For the strategic context on where these techniques fit within the broader 2026 outreach landscape, see our coverage of 15 link building strategies for 2026 and our broader link building statistics 2026 benchmarks.
Institutional Principles for Long-Term Operation
Teams that use AI voice cloning sustainably over multiple years share a small set of operational principles. These principles do not appear in vendor marketing material because they constrain usage rather than expand it, but they are what separates teams that build durable practice from teams that get into trouble.
Principle one: the voice always represents a real, willing person
The cloned voice represents an identifiable human who has consented to that representation. No fictional personas. No composite voices. No “corporate voice” that does not belong to anyone in particular. If a prospect asks who is speaking, you should be able to name a specific consenting human.
Principle two: the script is bounded by what that person would actually say
The cloned voice never says anything the consenting individual would not say themselves in a manual outreach. This means script approval is non-negotiable. It also means the AI never gets to extend, embellish, or improvise on the approved content.
Principle three: disclosure is the default, not the exception
Every outreach message using AI voice includes disclosure of that fact. There is no scenario where the team decides disclosure is unnecessary. The cost of universal disclosure is small; the cost of selective disclosure that gets discovered is enormous.
Principle four: opt-out is honoured immediately and permanently
Any prospect who expresses discomfort with synthetic media outreach is moved to a fully manual workflow for all future contact. This is recorded in the CRM as a permanent flag, not a campaign-specific filter. The cost of losing AI-assisted reach to a small fraction of prospects is far smaller than the cost of repeatedly bothering them.
Principle five: the practice is reviewed by people outside the workflow
The team running voice cloning operations should not be the only team reviewing those operations. Quarterly review by someone outside the outreach function — legal counsel, an editorial advisor, a senior leader — surfaces drift that internal teams normalise. The review should ask one question: would we be comfortable if every recipient of these messages saw the full process behind them?
Frequently Asked Questions
Is AI voice cloning legal for outreach in 2026?
It is legal when used within the boundaries set by federal and state regulation, with proper consent and disclosure. The 2024 FCC ruling makes AI voices in robocalls illegal under the TCPA without prior express consent. State statutes including California Civil Code §3344, New York Civil Rights Law §§50–51, the Tennessee ELVIS Act, and biometric privacy laws in Illinois, Texas, and others add further requirements. For UK and EU prospects, GDPR and the EU AI Act impose additional disclosure and lawful-basis obligations. The technology itself is legal; the use case determines whether your specific deployment is.
Do I need to disclose that my outreach uses an AI voice?

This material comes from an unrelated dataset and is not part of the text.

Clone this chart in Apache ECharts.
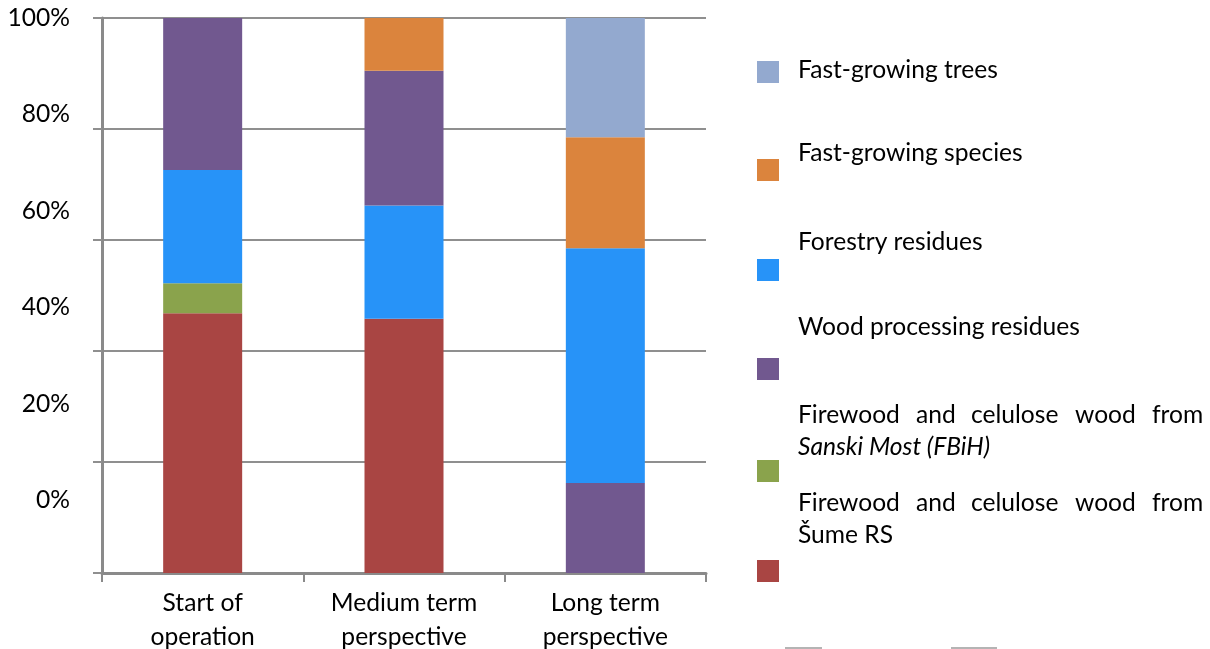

Yes, both for ethical and increasingly for legal reasons. Even where local law does not yet mandate disclosure, the reputational risk of a recipient discovering undisclosed synthetic audio outweighs almost any short-term gain. The disclosure templates in Section 3 are designed to be brief, clear, and embedded directly in the outreach rather than buried in fine print.
Can I clone a colleague’s voice without telling them?
No. Cloning anyone’s voice — including a colleague’s — without written, scope-defined consent exposes you to legal claims under right of publicity, biometric privacy, and impersonation statutes in multiple jurisdictions. It also violates the terms of service of every major voice cloning provider, which can result in account termination. The consent template in Section 3 is the minimum viable starting point.
What does it cost to run an AI voice cloning outreach programme?
For a small to mid-sized link building operation, the tooling stack typically lands between $61 and $200 per month. ElevenLabs Creator plan is approximately $22 per month with professional voice cloning, $99 per month for the Pro tier with 500,000 credits. Video personalisation platforms with built-in voice cloning, such as Sendspark, start around $39 per month. Add personalisation research costs, prospect data enrichment, and CRM integration, and most teams spend $150 to $300 monthly to support a few hundred outreach touches per month.
Does voice cloning actually improve link building reply rates?
The evidence is suggestive but not conclusive for the link building context specifically. Sales outreach data shows reply rate and meeting conversion improvements in the 20–40% range for AI-personalised calls and personalised video. However, most published data measures B2B sales outreach, not editorial link building outreach to bloggers and journalists. Editorial audiences are more sceptical of synthetic media. We recommend running a controlled 50-prospect pilot before assuming the published lifts apply to your context.
Should I use voice cloning for outreach to journalists?
Generally, no. Journalists, editors, and media professionals are among the most synthetic-media-aware audiences in the world. They will likely detect AI-generated audio quickly, and the reputational consequence of being seen as a brand that uses deceptive outreach extends well beyond the individual journalist. For these audiences, traditional manual outreach remains the higher-yielding approach.
What is the difference between instant voice cloning and professional voice cloning?
Instant voice cloning typically requires a 30-second to 2-minute audio sample and produces a usable voice model within minutes. Quality is acceptable for short utterances but degrades over longer scripts. Professional voice cloning requires 10–30 minutes of high-quality training audio, takes longer to train, and produces significantly higher fidelity across longer scripts. For commercial outreach, professional voice cloning is the appropriate baseline.
What happens if I get caught using voice cloning deceptively?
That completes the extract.